The Bashers have convened in New York State every
fall for the past five years, with an agenda full of informal lectures
and field trips. Two years ago, they counted rattlesnakes here in West
Haven. Their first gathering, called The Big Book Bash , was in
celebration of Jon Furman’s Timber Rattlesnakes in Vermont and New York .
They had so much fun they decided do it annually.

Bill Brown is
their driving force. He’s a retired Skidmore College biologist, who’s
researched rattlesnakes in the Adirondack foothills for more than thirty
years . An iconic scientist, Brown has achieved near rock-star status
in the world of herpetology. Much of what’s known about the timber
rattlesnake begins with his work.
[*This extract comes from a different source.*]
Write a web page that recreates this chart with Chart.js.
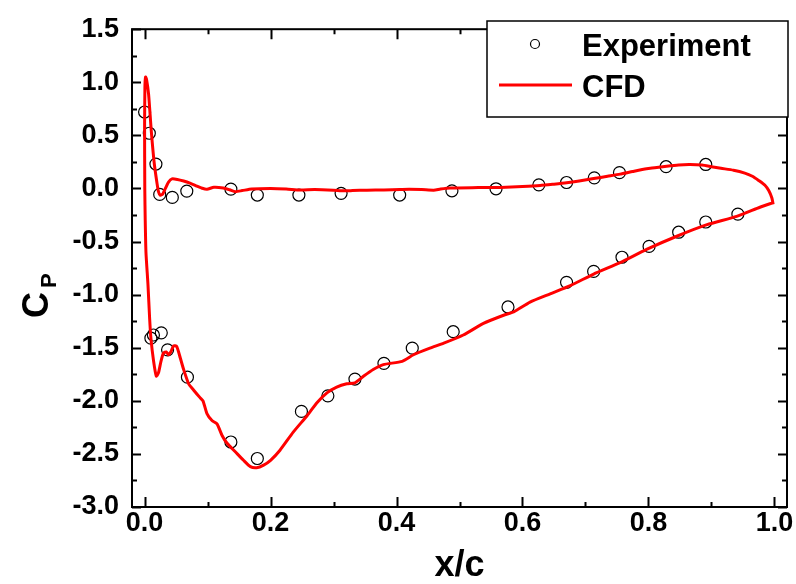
<!DOCTYPE html>
<html>
<head>
<meta charset="utf-8">
<script src="https://cdn.jsdelivr.net/npm/chart.js@4.4.1/dist/chart.umd.min.js"></script>
<style>
  html, body { margin: 0; padding: 0; background: #fff; }
  #wrap { width: 796px; height: 584px; }
</style>
</head>
<body>
<div id="wrap"><canvas id="cpChart" width="796" height="584"></canvas></div>
<script>
// experiment points (pressure side first, then suction side)
var expX = [0.0, 0.0075, 0.018, 0.024, 0.044, 0.067, 0.137, 0.179, 0.245, 0.312, 0.405, 0.488, 0.558, 0.626, 0.670, 0.714, 0.754, 0.828, 0.891,
            0.010, 0.014, 0.0265, 0.0365, 0.068, 0.137, 0.179, 0.249, 0.291, 0.334, 0.380, 0.425, 0.490, 0.577, 0.670, 0.713, 0.758, 0.801, 0.848, 0.891, 0.942];
var expY = [0.72, 0.52, 0.23, -0.056, -0.084, -0.025, -0.006, -0.062, -0.062, -0.046, -0.062, -0.022, -0.003, 0.034, 0.056, 0.10, 0.149, 0.205, 0.226,
            -1.41, -1.38, -1.36, -1.52, -1.777, -2.388, -2.543, -2.10, -1.953, -1.795, -1.647, -1.504, -1.349, -1.116, -0.884, -0.781, -0.648, -0.546, -0.412, -0.316, -0.242];

// CFD curve, one loop: trailing edge -> upper branch -> leading edge -> lower branch -> trailing edge
var cfdX = [0.998, 0.996, 0.991, 0.985, 0.975, 0.965, 0.953, 0.935, 0.915, 0.900, 0.885, 0.866, 0.848, 0.829, 0.810, 0.797, 0.775, 0.755, 0.735, 0.713,
            0.690, 0.670, 0.650, 0.628, 0.600, 0.565, 0.530, 0.485, 0.470, 0.459, 0.440, 0.420, 0.406, 0.380, 0.353, 0.330, 0.316, 0.300, 0.270, 0.247,
            0.225, 0.200, 0.170, 0.155, 0.144, 0.135, 0.125, 0.110, 0.099, 0.090, 0.083, 0.072, 0.062, 0.052, 0.0435, 0.038, 0.033, 0.029, 0.025, 0.022,
            0.0197, 0.0154, 0.0106, 0.0064, 0.003, 0.0015, 0.0005, 0.0, 0.0003, 0.001, 0.0022, 0.0054, 0.008, 0.010, 0.0143, 0.0186, 0.022, 0.026, 0.030, 0.0345,
            0.038, 0.042, 0.046, 0.051, 0.0567, 0.062, 0.070, 0.078, 0.088, 0.0927, 0.099, 0.107, 0.115, 0.123, 0.131, 0.144, 0.157, 0.168, 0.178, 0.189,
            0.200, 0.215, 0.236, 0.258, 0.274, 0.290, 0.305, 0.321, 0.334, 0.348, 0.363, 0.379, 0.409, 0.427, 0.453, 0.475, 0.506, 0.538, 0.570, 0.586,
            0.612, 0.644, 0.676, 0.713, 0.755, 0.797, 0.845, 0.893, 0.940, 0.977, 0.998];
var cfdY = [-0.15, -0.09, -0.02, 0.03, 0.075, 0.115, 0.145, 0.172, 0.19, 0.205, 0.22, 0.226, 0.222, 0.21, 0.195, 0.186, 0.16, 0.135, 0.115, 0.093,
            0.07, 0.053, 0.04, 0.027, 0.018, 0.01, 0.008, 0.005, -0.005, -0.016, -0.01, -0.008, -0.01, -0.014, -0.016, -0.02, -0.022, -0.016, -0.01, -0.014,
            -0.005, 0.0, -0.005, -0.02, -0.03, -0.012, 0.005, 0.012, -0.008, 0.005, 0.022, 0.05, 0.07, 0.085, 0.09, 0.06, 0.0, -0.05, -0.065, -0.03,
            0.05, 0.233, 0.543, 0.884, 1.03, 1.05, 0.95, 0.6, 0.0, -0.3, -0.605, -0.91, -1.225, -1.41, -1.628, -1.767, -1.737, -1.628, -1.55, -1.54,
            -1.566, -1.535, -1.482, -1.488, -1.597, -1.705, -1.84, -1.9, -1.97, -2.0, -2.12, -2.186, -2.217, -2.326, -2.40, -2.48, -2.56, -2.62, -2.63, -2.605,
            -2.56, -2.465, -2.295, -2.14, -2.016, -1.923, -1.87, -1.839, -1.83, -1.767, -1.705, -1.659, -1.628, -1.566, -1.504, -1.457, -1.38, -1.271, -1.194, -1.163,
            -1.07, -0.992, -0.915, -0.806, -0.698, -0.574, -0.45, -0.341, -0.263, -0.177, -0.133];

var xTicks = [0.0, 0.2, 0.4, 0.6, 0.8, 1.0];
var xMinor = [0.1, 0.3, 0.5, 0.7, 0.9];
var yTicks = [-3.0, -2.5, -2.0, -1.5, -1.0, -0.5, 0.0, 0.5, 1.0, 1.5];
var yMinor = [-2.75, -2.25, -1.75, -1.25, -0.75, -0.25, 0.25, 0.75, 1.25];

var FONT = "'Liberation Sans', Arial, sans-serif";

// frame with inward ticks, y title with subscript, boxed legend
var framePlugin = {
  id: 'frame',
  afterDraw: function(chart) {
    var ctx = chart.ctx, a = chart.chartArea;
    var sx = chart.scales.x, sy = chart.scales.y;
    ctx.save();
    ctx.strokeStyle = '#000';
    ctx.lineWidth = 2;
    ctx.strokeRect(a.left, a.top, a.right - a.left, a.bottom - a.top);
    ctx.beginPath();
    function xt(v, len) {
      var p = Math.round(sx.getPixelForValue(v)) + 0.5;
      ctx.moveTo(p, a.bottom); ctx.lineTo(p, a.bottom - len);
      ctx.moveTo(p, a.top); ctx.lineTo(p, a.top + len);
    }
    function yt(v, len) {
      var p = Math.round(sy.getPixelForValue(v)) + 0.5;
      ctx.moveTo(a.left, p); ctx.lineTo(a.left + len, p);
      ctx.moveTo(a.right, p); ctx.lineTo(a.right - len, p);
    }
    xTicks.forEach(function(v) { xt(v, 10); });
    xMinor.forEach(function(v) { xt(v, 5); });
    yTicks.forEach(function(v) { yt(v, 9); });
    yMinor.forEach(function(v) { yt(v, 5); });
    ctx.stroke();

    // y title: C with subscript P
    ctx.fillStyle = '#000';
    ctx.translate(48, 318);
    ctx.rotate(-Math.PI / 2);
    ctx.textBaseline = 'alphabetic';
    ctx.textAlign = 'left';
    ctx.font = 'bold 36px ' + FONT;
    ctx.fillText('C', 0, 0);
    var cw = ctx.measureText('C').width;
    ctx.font = 'bold 22px ' + FONT;
    ctx.fillText('P', cw + 4, 8);
    ctx.setTransform(1, 0, 0, 1, 0, 0);

    // legend
    var ds = chart.data.datasets;
    ctx.fillStyle = '#fff';
    ctx.fillRect(487, 21, 301, 96);
    ctx.lineWidth = 1.5;
    ctx.strokeStyle = '#000';
    ctx.strokeRect(487, 21, 301, 96);
    ctx.beginPath();
    ctx.arc(535, 44, 4.5, 0, Math.PI * 2);
    ctx.lineWidth = 1.2;
    ctx.strokeStyle = ds[0].borderColor;
    ctx.stroke();
    ctx.beginPath();
    ctx.moveTo(499, 85); ctx.lineTo(572, 85);
    ctx.lineWidth = 3;
    ctx.strokeStyle = ds[1].borderColor;
    ctx.stroke();
    ctx.fillStyle = '#000';
    ctx.font = 'bold 31px ' + FONT;
    ctx.textBaseline = 'alphabetic';
    ctx.fillText(ds[0].label, 582, 56);
    ctx.fillText(ds[1].label, 582, 97);
    ctx.restore();
  }
};

var ctx = document.getElementById('cpChart').getContext('2d');
var chart = new Chart(ctx, {
  type: 'scatter',
  data: {
    datasets: [{
      label: 'Experiment',
      data: expX.map(function(x, i) { return { x: x, y: expY[i] }; }),
      showLine: false,
      pointStyle: 'circle',
      pointRadius: 6,
      pointBorderWidth: 1.2,
      borderColor: '#000',
      backgroundColor: 'rgba(0,0,0,0)',
      order: 1
    }, {
      label: 'CFD',
      data: cfdX.map(function(x, i) { return { x: x, y: cfdY[i] }; }),
      showLine: true,
      pointRadius: 0,
      borderColor: '#ff0000',
      borderWidth: 3,
      tension: 0.2,
      fill: false,
      order: 0
    }]
  },
  options: {
    responsive: false,
    devicePixelRatio: 1,
    animation: false,
    layout: { padding: { top: 24, right: 9, left: 0, bottom: 0 } },
    plugins: { legend: { display: false }, tooltip: { enabled: false } },
    scales: {
      x: {
        type: 'linear',
        min: -0.02,
        max: 1.02,
        afterBuildTicks: function(s) { s.ticks = xTicks.map(function(v) { return { value: v }; }); },
        afterFit: function(s) { s.height = 77; },
        grid: { display: false, drawTicks: false },
        border: { display: false },
        ticks: {
          padding: 0,
          color: '#000',
          maxRotation: 0,
          autoSkip: false,
          font: { family: FONT, size: 27, weight: 'bold' },
          callback: function(v) { return v.toFixed(1); }
        },
        title: {
          display: true,
          text: 'x/c',
          color: '#000',
          padding: 0,
          font: { family: FONT, size: 36, weight: 'bold', lineHeight: 1 }
        }
      },
      y: {
        type: 'linear',
        min: -3.0,
        max: 1.5,
        afterBuildTicks: function(s) { s.ticks = yTicks.map(function(v) { return { value: v }; }); },
        afterFit: function(s) { s.width = 132; },
        grid: { display: false, drawTicks: false },
        border: { display: false },
        ticks: {
          padding: 13,
          color: '#000',
          autoSkip: false,
          font: { family: FONT, size: 27, weight: 'bold' },
          callback: function(v) { return v.toFixed(1); }
        }
      }
    }
  },
  plugins: [framePlugin]
});
</script>
</body>
</html>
In fact, I haven’t read a journal
article on timber rattlesnakes that didn’t cite Brown at least five or
six times.

Bashers come from Vermont, Massachusetts,
Connecticut, New York, Kansas, Minnesota, West Virginia, and Ontario –
more or less outlining the historic northern range of the timber
rattlesnake. Some of them have collaborated with Brown for nearly forty
years, and to them, he’s a beer-drinking bud, the focus of good-natured
ribbing. At the gathering I attended, almost anything he said evoked a
wisecrack.

And he runs an entertaining ship. After pizza Friday
night, a jar of homemade grape jelly was given to the person who had
seen the first amphibian of the day: it was a leopard frog. Then, other
jars were awarded for the first snake sighting – it was a garter snake –
and for the first rattlesnake.

Saturday morning, breakfast
conversation touched on arcane points of milk snake taxonomy; the best
dates to implant a radio transmitter in a timber rattlesnake; and how an
esteemed, elderly Kansas herpetologist used a hamburger spatula to
catch copperheads. His wife forbade him from studying the larger timber
rattlesnake because his spatula handle was too short.

And
although six of the sixteen Bashers have been bitten by a timber
rattlesnake sometime during their careers – a few more than once – I
found it profoundly reassuring to realize that the fate of this rare and
reclusive reptile – rests largely in the Bashers’ capable hands.